But last Thursday during the Ivirua by-election, Armstrong gained enough votes to register a fairly comfortable win over his Cook Islands Party opponent, Oromai Harry who had 36 votes.
Armstrong recorded 45 votes after the preliminary count on Thursday. Six declaratory votes were still to come in, said Chief Electoral Officer Taggy Tangimetua shortly after announcing the by-election results.
Tangimetua confirmed just 80 people had been registered to vote in the by-election, made necessary after the retirement of the widely-respected Jim Marurai who held the seat for many years and stood unopposed in at least two general elections.
At a kaikai on Mangaia the next night to celebrate the win, Kavana Daddy Mouriaiti, the paramount chief for the district, had a simple but powerful message for around 60 people who gathered to feast and make speeches.
His message was to move forward as one people and, in an obvious reference to politics, he urged people to leave behind the things that separated Ivirua residents. Kavana Mouriaiti said above all, there were three things that the people of Ivirua needed to always remember: Honesty, loyalty and righteousness.”
Asked if he had expected to win, Armstrong said he had based his expectations on the village’s Demo voting history and the people themselves.
“They are very straightforward and they mean what they say. If they say they’re going to do something, they will do it.”
Armstrong’s team isn’t expecting electoral challenges that could prolong his entry into parliament after being sworn in and the man who Ivirua Demos believe will be the country’s newest MP, after all the official business is done. It will be all about getting back to his constituency and determining what priorities the people of Ivirua have in mind.
He believes the Ivirua approach will be different to what happens in other constituencies where matters to address are often decided on the spot, and not by the constituents.
“We will do things in consultation with the constituency. This is the way we will do it here in Ivirua.”
When Armstrong moved to Mangaia 16 months ago with his wife Agnes (nee Sword) it was to focus on planting, starting large orchards in the islands’ rich soil. Both know Mangaia has the potential to become a true “food basket” and supply Rarotonga with all the vegetables that are currently flown in from New Zealand and retailed at eye-watering prices.

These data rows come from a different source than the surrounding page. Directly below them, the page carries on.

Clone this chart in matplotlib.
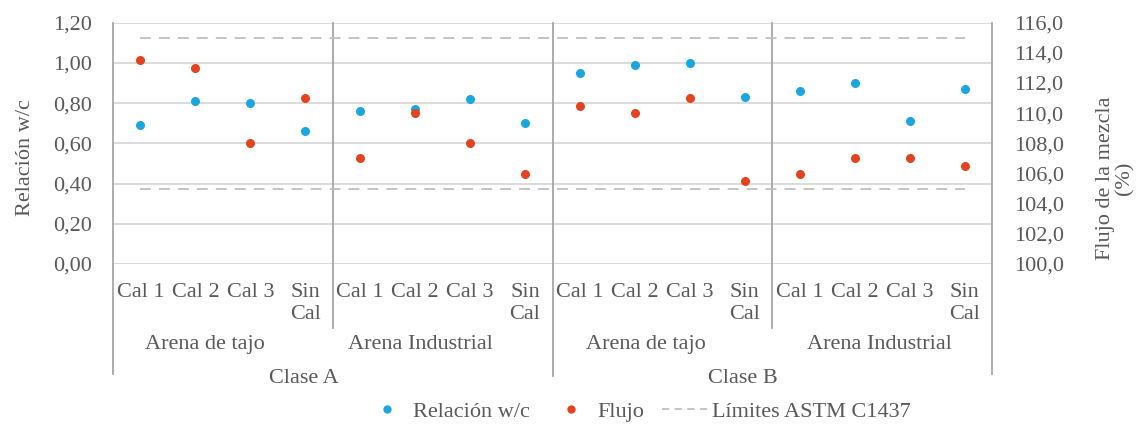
import matplotlib
matplotlib.use("Agg")
import matplotlib.pyplot as plt
from matplotlib.lines import Line2D
from matplotlib.ticker import FuncFormatter, MultipleLocator

plt.rcParams["font.family"] = ["Liberation Serif", "DejaVu Serif"]

TEXT = "#595959"
BLUE = "#1aa7df"
RED = "#e5431f"
GRID = "#d9d9d9"
SEP = "#a6a6a6"

cats = ["Cal 1", "Cal 2", "Cal 3", "Sin\nCal"] * 4
arenas = ["Arena de tajo", "Arena Industrial", "Arena de tajo", "Arena Industrial"]
clases = ["Clase A", "Clase B"]

wc = [0.69, 0.81, 0.80, 0.66,
      0.76, 0.77, 0.82, 0.70,
      0.95, 0.99, 1.00, 0.83,
      0.86, 0.90, 0.71, 0.87]
flujo = [113.5, 113.0, 108.0, 111.0,
         107.0, 110.0, 108.0, 106.0,
         110.5, 110.0, 111.0, 105.5,
         106.0, 107.0, 107.0, 106.5]
limites = [105.0, 115.0]

x = list(range(len(cats)))

fig = plt.figure(figsize=(11.44, 4.26), dpi=100)
ax = fig.add_axes([113 / 1144, 1 - 264 / 426, 879 / 1144, 241.3 / 426])
ax2 = ax.twinx()

ax.set_xlim(-0.5, len(cats) - 0.5)
ax.set_ylim(0, 1.2)
ax2.set_ylim(100, 116)
ax.yaxis.set_major_locator(MultipleLocator(0.2))
ax2.yaxis.set_major_locator(MultipleLocator(2))
ax.yaxis.set_major_formatter(FuncFormatter(lambda v, p: f"{v:.2f}".replace(".", ",")))
ax2.yaxis.set_major_formatter(FuncFormatter(lambda v, p: f"{v:.1f}".replace(".", ",")))

for a in (ax, ax2):
    for s in a.spines.values():
        s.set_visible(False)
ax.yaxis.grid(True, color=GRID, lw=1.3)
ax.set_axisbelow(True)

ax.set_xticks(x)
ax.set_xticklabels(cats, fontsize=16, color=TEXT, linespacing=1.2)
ax.tick_params(axis="x", length=0, pad=14)
ax.tick_params(axis="y", length=0, pad=15, labelsize=16, labelcolor=TEXT)
ax2.tick_params(axis="y", length=0, pad=16, labelsize=16, labelcolor=TEXT)

# limits (right axis)
for lim in limites:
    ax2.plot(x, [lim] * len(x), color="#bfbfbf", lw=1.3, dashes=(6, 4.5))

ax.scatter(x, wc, s=30, color=BLUE, zorder=3, clip_on=False)
ax2.scatter(x, flujo, s=30, color=RED, zorder=3, clip_on=False)

# separators for the category hierarchy
tr = ax.get_xaxis_transform()
bounds = [-0.5, 3.5, 7.5, 11.5, 15.5]
depth = [-0.455, -0.265, -0.465, -0.265, -0.455]
for b, d in zip(bounds, depth):
    ax.plot([b, b], [1, d], transform=tr, color=SEP, lw=1.3, clip_on=False)

arena_x = [1.17, 5.1, 9.2, 13.45]
for xi, lab in zip(arena_x, arenas):
    ax.text(xi, -0.335, lab, transform=tr, ha="center", va="center",
            fontsize=16, color=TEXT)
clase_x = [2.98, 10.97]
for xi, lab in zip(clase_x, clases):
    ax.text(xi, -0.475, lab, transform=tr, ha="center", va="center",
            fontsize=16, color=TEXT)

ax.set_ylabel("Relación w/c", fontsize=16, color=TEXT, va="center")
ax.yaxis.set_label_coords(-0.100, 0.44)
ax2.set_ylabel("Flujo de la mezcla\n(%)", fontsize=16, color=TEXT, va="center",
               linespacing=1.0, rotation=90)
ax2.yaxis.set_label_coords(1.14, 0.356)

handles = [
    Line2D([], [], ls="none", marker="o", ms=5, color=BLUE),
    Line2D([], [], ls="none", marker="o", ms=5, color=RED),
    Line2D([], [], color="#bfbfbf", lw=1.3, dashes=(4, 3)),
]
labels = ["Relación w/c", "Flujo", "Límites ASTM C1437"]
leg = fig.legend(handles, labels, loc="center", bbox_to_anchor=(0.557, 0.033),
                 ncol=3, frameon=False, fontsize=16, handlelength=2.1,
                 handletextpad=0.15, columnspacing=0.8)
for t in leg.get_texts():
    t.set_color(TEXT)

fig.savefig("out.png", dpi=100)
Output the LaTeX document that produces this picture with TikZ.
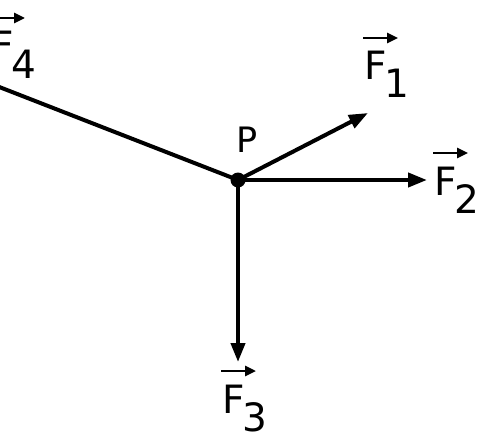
\documentclass[tikz,border=0pt]{standalone}
\usepackage{fontspec}
\setmainfont{DejaVu Sans}
\usetikzlibrary{arrows.meta}
\newcommand\forcetxt[1]{F\kern-2pt\raisebox{-18pt}{#1}}
\begin{document}
\begin{tikzpicture}[x=1pt, y=-1pt, line width=4pt,
        force/.style={-{Triangle[length=19pt, width=14pt]}},
        vecarr/.style={line width=2.6pt, -{Triangle[length=11pt, width=10pt]}},
        lbl/.style={inner sep=0pt, anchor=base west, font=\fontsize{39}{41}\selectfont}]
    \useasboundingbox (0, 0) rectangle (486, 433);
    \coordinate (P) at (238, 180);
    \coordinate (tip1) at (368, 113);
    \coordinate (tip2) at (427, 180);
    \coordinate (tip3) at (238, 362);
    \coordinate (tip4) at (-30, 75.6);
    \draw[force] (P) -- (tip1);
    \draw[force] (P) -- (tip2);
    \draw[force] (P) -- (tip3);
    \draw (P) -- (tip4);
    \fill (P) circle (7.5);
    \node[lbl, font=\fontsize{35}{37}\selectfont] (plbl) at (234, 152) {P};
    \node[lbl] (f1) at (362, 80) {\forcetxt{1}};
    \node[lbl] (f2) at (432, 195) {\forcetxt{2}};
    \node[lbl] (f3) at (220, 413) {\forcetxt{3}};
    \node[lbl] (f4) at (-11, 60) {\forcetxt{4}};
    \foreach \f in {f1, f2, f3, f4}
        \draw[vecarr] ([shift={(1, -42)}]\f.base west) -- ++(35, 0);
\end{tikzpicture}
\end{document}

“I came here for something, to plant, and now this (politics) has come in, it’s another challenge but I’m looking forward to doing this.”
Asked how he finds living on Mangaia, Armstrong points to a large group of children playing on a lawn nearby: “Look at them, they all walk together. Each child is welcome in any home in the village.
It’s something charming that Rarotonga had 50 years ago “when we were kids”, says Armstrong. “But it’s still happening here and it works. No one goes hungry and no-one is left out.
“It’s just the way people are on Mangaia and the values they have. They may not have much, but they make do with what they have and they look after each other; they share.”